WORK TO COMPLETE
Nothing in the data should change when you return it, but leave the pictures out.

DATA EXTRACT
◇ ◇ ◇ ◇ ◇ ◇ ◇

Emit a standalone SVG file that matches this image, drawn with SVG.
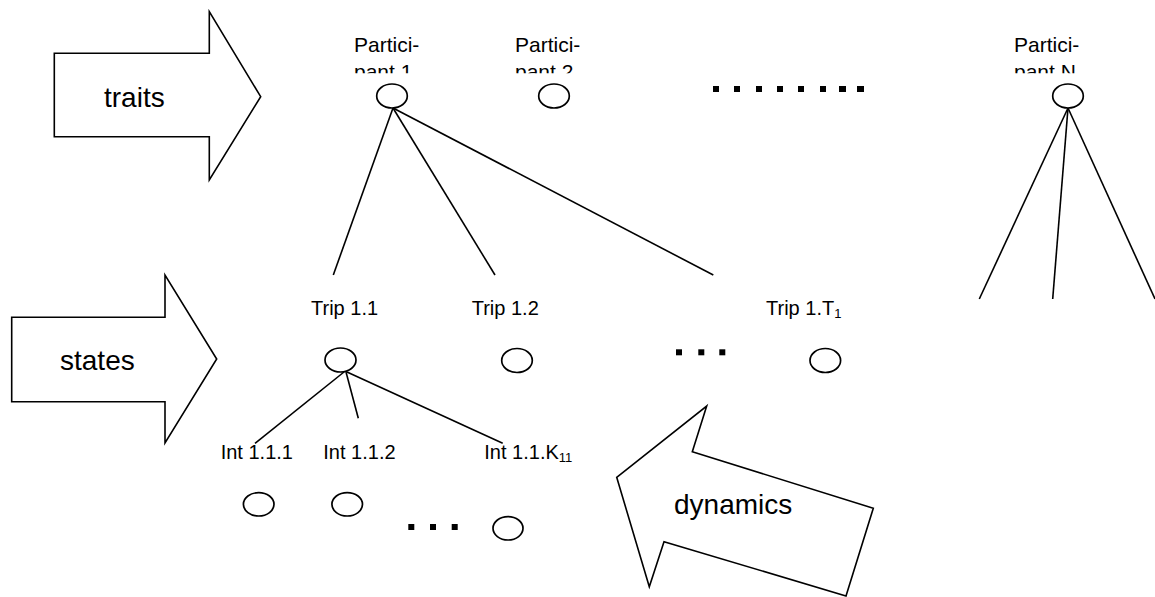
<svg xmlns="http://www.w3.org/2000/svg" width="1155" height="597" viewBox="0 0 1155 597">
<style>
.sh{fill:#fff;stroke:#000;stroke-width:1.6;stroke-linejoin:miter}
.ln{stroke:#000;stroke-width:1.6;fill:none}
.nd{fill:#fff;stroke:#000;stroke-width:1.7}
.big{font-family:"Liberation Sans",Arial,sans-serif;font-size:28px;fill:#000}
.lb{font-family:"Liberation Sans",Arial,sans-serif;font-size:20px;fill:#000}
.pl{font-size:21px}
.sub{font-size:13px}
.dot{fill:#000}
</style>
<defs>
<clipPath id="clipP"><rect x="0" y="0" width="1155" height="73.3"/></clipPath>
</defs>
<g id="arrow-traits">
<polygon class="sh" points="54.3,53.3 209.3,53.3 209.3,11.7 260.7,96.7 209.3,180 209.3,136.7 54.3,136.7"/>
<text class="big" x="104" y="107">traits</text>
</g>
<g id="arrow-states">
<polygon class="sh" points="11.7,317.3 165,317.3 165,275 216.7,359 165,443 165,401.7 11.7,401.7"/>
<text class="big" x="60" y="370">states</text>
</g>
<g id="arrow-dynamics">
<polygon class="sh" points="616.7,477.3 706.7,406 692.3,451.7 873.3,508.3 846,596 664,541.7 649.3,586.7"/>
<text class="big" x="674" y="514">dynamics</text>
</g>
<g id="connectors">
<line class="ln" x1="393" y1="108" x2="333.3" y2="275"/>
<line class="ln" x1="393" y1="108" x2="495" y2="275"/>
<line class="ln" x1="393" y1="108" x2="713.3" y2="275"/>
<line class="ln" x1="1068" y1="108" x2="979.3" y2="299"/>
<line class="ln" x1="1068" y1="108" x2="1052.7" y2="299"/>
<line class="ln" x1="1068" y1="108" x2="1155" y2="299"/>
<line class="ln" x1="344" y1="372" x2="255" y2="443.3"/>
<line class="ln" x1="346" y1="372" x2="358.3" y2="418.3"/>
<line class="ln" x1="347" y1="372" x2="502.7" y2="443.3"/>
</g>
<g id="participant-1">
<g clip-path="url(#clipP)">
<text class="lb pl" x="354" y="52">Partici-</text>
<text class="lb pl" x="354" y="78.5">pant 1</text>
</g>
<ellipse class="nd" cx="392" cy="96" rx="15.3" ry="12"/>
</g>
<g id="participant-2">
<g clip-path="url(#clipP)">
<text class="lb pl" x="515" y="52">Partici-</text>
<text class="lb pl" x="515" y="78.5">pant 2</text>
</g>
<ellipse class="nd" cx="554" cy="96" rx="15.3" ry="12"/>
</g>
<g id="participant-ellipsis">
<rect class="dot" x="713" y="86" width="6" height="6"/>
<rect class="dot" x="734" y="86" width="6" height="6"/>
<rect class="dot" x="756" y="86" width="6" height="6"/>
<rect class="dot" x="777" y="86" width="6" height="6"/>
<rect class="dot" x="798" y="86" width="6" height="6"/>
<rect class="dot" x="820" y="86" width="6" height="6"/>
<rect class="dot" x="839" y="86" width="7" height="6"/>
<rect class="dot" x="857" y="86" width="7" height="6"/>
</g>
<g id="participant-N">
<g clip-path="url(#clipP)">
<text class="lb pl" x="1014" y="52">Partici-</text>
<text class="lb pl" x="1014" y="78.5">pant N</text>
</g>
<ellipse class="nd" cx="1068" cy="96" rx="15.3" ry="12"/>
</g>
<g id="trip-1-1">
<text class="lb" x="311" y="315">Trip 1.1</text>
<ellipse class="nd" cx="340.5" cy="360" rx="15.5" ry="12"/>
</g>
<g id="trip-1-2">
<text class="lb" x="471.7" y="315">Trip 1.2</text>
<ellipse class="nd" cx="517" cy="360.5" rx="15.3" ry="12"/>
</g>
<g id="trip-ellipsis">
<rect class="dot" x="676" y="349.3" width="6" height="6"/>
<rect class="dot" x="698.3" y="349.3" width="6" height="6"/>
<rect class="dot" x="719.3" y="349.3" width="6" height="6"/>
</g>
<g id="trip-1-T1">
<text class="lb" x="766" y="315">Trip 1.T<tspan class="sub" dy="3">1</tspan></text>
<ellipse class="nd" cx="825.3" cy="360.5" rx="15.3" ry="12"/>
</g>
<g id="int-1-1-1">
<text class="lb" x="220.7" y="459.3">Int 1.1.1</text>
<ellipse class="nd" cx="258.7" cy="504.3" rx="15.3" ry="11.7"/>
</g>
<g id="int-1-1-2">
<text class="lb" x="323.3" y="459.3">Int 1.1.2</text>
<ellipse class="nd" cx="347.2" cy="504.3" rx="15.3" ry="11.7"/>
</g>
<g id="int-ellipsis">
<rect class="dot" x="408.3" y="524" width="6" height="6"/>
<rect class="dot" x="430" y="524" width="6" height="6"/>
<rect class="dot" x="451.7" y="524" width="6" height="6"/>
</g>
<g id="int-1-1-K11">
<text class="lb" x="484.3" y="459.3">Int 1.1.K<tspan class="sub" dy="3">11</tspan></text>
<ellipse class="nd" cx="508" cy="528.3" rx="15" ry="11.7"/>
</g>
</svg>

◇ ◇ ◇ ◇ ◇ ◇ ◇

ANSWER IN FULL
Emit a standalone SVG file that matches this image, drawn with SVG.
<svg xmlns="http://www.w3.org/2000/svg" width="1155" height="597" viewBox="0 0 1155 597">
<style>
.sh{fill:#fff;stroke:#000;stroke-width:1.6;stroke-linejoin:miter}
.ln{stroke:#000;stroke-width:1.6;fill:none}
.nd{fill:#fff;stroke:#000;stroke-width:1.7}
.big{font-family:"Liberation Sans",Arial,sans-serif;font-size:28px;fill:#000}
.lb{font-family:"Liberation Sans",Arial,sans-serif;font-size:20px;fill:#000}
.pl{font-size:21px}
.sub{font-size:13px}
.dot{fill:#000}
</style>
<defs>
<clipPath id="clipP"><rect x="0" y="0" width="1155" height="73.3"/></clipPath>
</defs>
<g id="arrow-traits">
<polygon class="sh" points="54.3,53.3 209.3,53.3 209.3,11.7 260.7,96.7 209.3,180 209.3,136.7 54.3,136.7"/>
<text class="big" x="104" y="107">traits</text>
</g>
<g id="arrow-states">
<polygon class="sh" points="11.7,317.3 165,317.3 165,275 216.7,359 165,443 165,401.7 11.7,401.7"/>
<text class="big" x="60" y="370">states</text>
</g>
<g id="arrow-dynamics">
<polygon class="sh" points="616.7,477.3 706.7,406 692.3,451.7 873.3,508.3 846,596 664,541.7 649.3,586.7"/>
<text class="big" x="674" y="514">dynamics</text>
</g>
<g id="connectors">
<line class="ln" x1="393" y1="108" x2="333.3" y2="275"/>
<line class="ln" x1="393" y1="108" x2="495" y2="275"/>
<line class="ln" x1="393" y1="108" x2="713.3" y2="275"/>
<line class="ln" x1="1068" y1="108" x2="979.3" y2="299"/>
<line class="ln" x1="1068" y1="108" x2="1052.7" y2="299"/>
<line class="ln" x1="1068" y1="108" x2="1155" y2="299"/>
<line class="ln" x1="344" y1="372" x2="255" y2="443.3"/>
<line class="ln" x1="346" y1="372" x2="358.3" y2="418.3"/>
<line class="ln" x1="347" y1="372" x2="502.7" y2="443.3"/>
</g>
<g id="participant-1">
<g clip-path="url(#clipP)">
<text class="lb pl" x="354" y="52">Partici-</text>
<text class="lb pl" x="354" y="78.5">pant 1</text>
</g>
<ellipse class="nd" cx="392" cy="96" rx="15.3" ry="12"/>
</g>
<g id="participant-2">
<g clip-path="url(#clipP)">
<text class="lb pl" x="515" y="52">Partici-</text>
<text class="lb pl" x="515" y="78.5">pant 2</text>
</g>
<ellipse class="nd" cx="554" cy="96" rx="15.3" ry="12"/>
</g>
<g id="participant-ellipsis">
<rect class="dot" x="713" y="86" width="6" height="6"/>
<rect class="dot" x="734" y="86" width="6" height="6"/>
<rect class="dot" x="756" y="86" width="6" height="6"/>
<rect class="dot" x="777" y="86" width="6" height="6"/>
<rect class="dot" x="798" y="86" width="6" height="6"/>
<rect class="dot" x="820" y="86" width="6" height="6"/>
<rect class="dot" x="839" y="86" width="7" height="6"/>
<rect class="dot" x="857" y="86" width="7" height="6"/>
</g>
<g id="participant-N">
<g clip-path="url(#clipP)">
<text class="lb pl" x="1014" y="52">Partici-</text>
<text class="lb pl" x="1014" y="78.5">pant N</text>
</g>
<ellipse class="nd" cx="1068" cy="96" rx="15.3" ry="12"/>
</g>
<g id="trip-1-1">
<text class="lb" x="311" y="315">Trip 1.1</text>
<ellipse class="nd" cx="340.5" cy="360" rx="15.5" ry="12"/>
</g>
<g id="trip-1-2">
<text class="lb" x="471.7" y="315">Trip 1.2</text>
<ellipse class="nd" cx="517" cy="360.5" rx="15.3" ry="12"/>
</g>
<g id="trip-ellipsis">
<rect class="dot" x="676" y="349.3" width="6" height="6"/>
<rect class="dot" x="698.3" y="349.3" width="6" height="6"/>
<rect class="dot" x="719.3" y="349.3" width="6" height="6"/>
</g>
<g id="trip-1-T1">
<text class="lb" x="766" y="315">Trip 1.T<tspan class="sub" dy="3">1</tspan></text>
<ellipse class="nd" cx="825.3" cy="360.5" rx="15.3" ry="12"/>
</g>
<g id="int-1-1-1">
<text class="lb" x="220.7" y="459.3">Int 1.1.1</text>
<ellipse class="nd" cx="258.7" cy="504.3" rx="15.3" ry="11.7"/>
</g>
<g id="int-1-1-2">
<text class="lb" x="323.3" y="459.3">Int 1.1.2</text>
<ellipse class="nd" cx="347.2" cy="504.3" rx="15.3" ry="11.7"/>
</g>
<g id="int-ellipsis">
<rect class="dot" x="408.3" y="524" width="6" height="6"/>
<rect class="dot" x="430" y="524" width="6" height="6"/>
<rect class="dot" x="451.7" y="524" width="6" height="6"/>
</g>
<g id="int-1-1-K11">
<text class="lb" x="484.3" y="459.3">Int 1.1.K<tspan class="sub" dy="3">11</tspan></text>
<ellipse class="nd" cx="508" cy="528.3" rx="15" ry="11.7"/>
</g>
</svg>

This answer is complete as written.